A Comprehensive Overview of Recent Case Law Developments under the Prescription Act 68 of 1969
Introduction: Prescription in South African law,
governed by the Prescription Act 68 of 1969, plays a pivotal role in
determining when debts become unenforceable. This article delves into the
latest case law developments, shedding light on critical aspects of the Act.
From the definition of "debt" to the nuances of acquiring
"knowledge" and the impact of acknowledgements of liability, we
explore key considerations that influence the prescription period. Recent
cases, such as Makate v Vodacom (Pty) Ltd [2016] ZACC 13 and Links
v Member of the Executive Council, Department of Health, Northern Cape Province [2016]
ZACC 10, have significantly shaped the legal landscape.
Summary of the Law: The Prescription Act stipulates
that debts prescribe after 3 years. To prevent losing the right to
enforce a claim, a creditor must initiate proceedings within this timeframe.
Section 12 outlines the calculation of the prescription period, starting from
when the debt becomes "due." Notably, a debt is deemed due only when
a creditor possesses the requisite "knowledge" of both the debtor's
identity and all relevant facts.
Recent case law, such as Makate v Vodacom, has refined the
definition of "debt." The Constitutional Court narrowed it to signify
an obligation to pay money, deliver goods, or render services. This
interpretation distinguishes personal rights from real rights, impacting claims
arising from diverse contractual contexts.
In
the realm of knowledge acquisition, the Links case clarified that, particularly
in professional negligence claims, the party raising the prescription defence
must show the claimant had sufficient facts to reasonably suspect negligence.
Furthermore, the First
National Bank v Scenematic One (Pty) Ltd [2016] ZASCA 60 case
introduced the concept of "deemed knowledge," emphasizing the
importance of reasonable care in acquiring necessary information.

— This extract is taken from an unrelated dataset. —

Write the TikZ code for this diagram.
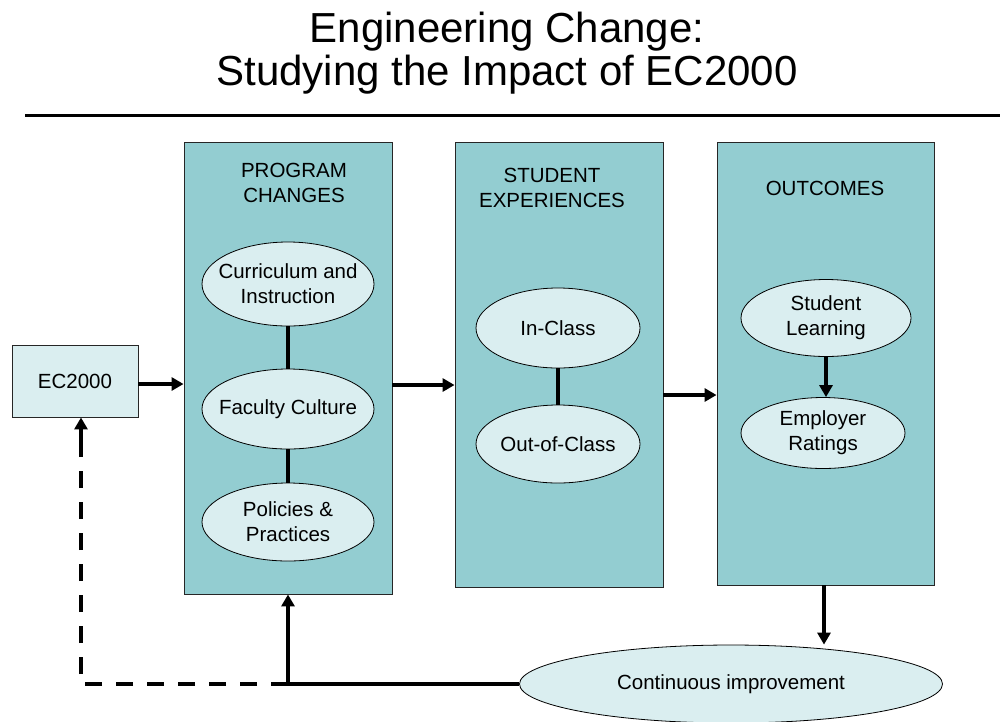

The acknowledgement of liability, explored in "Acknowledgement
of liability" in a 'without prejudice' communication: KLD
Residential CC v Empire Earth Investments 17 (Pty) Ltd [2016] ZAWCHC 83,
highlighted that 'without prejudice' communications, despite their protected
status, can interrupt prescription under Section 14(1) of the Act. The case
reaffirmed the need for admissible evidence to establish such acknowledgement.
Addressing the commencement of prescription in the context
of contractual acceleration clauses, the case provided crucial insights. It
distinguished scenarios where the debt becomes due immediately upon breach from
instances where the creditor's election triggers the due date. This distinction
emphasized the significance of precise contract language in determining when
prescription starts running.
Conclusion: Recent cases have significantly
contributed to the clarity and legal certainty surrounding the Prescription Act
in South African law. The refined definition of "debt," insights into
acquiring "knowledge," the concept of "deemed knowledge,"
the acknowledgement of liability in 'without prejudice' communications, and the
interpretation of contractual acceleration clauses have collectively enhanced
our understanding of prescription principles.
These legal developments underscore the importance of
precise language in contracts, especially regarding when debts become 'due.'
Parties must navigate the intricacies of the Prescription Act to protect their
rights and obligations. The courts' nuanced analyses provide practitioners and
litigants with valuable guidance, fostering a more informed and predictable
legal landscape in the realm of debt prescription in South African law.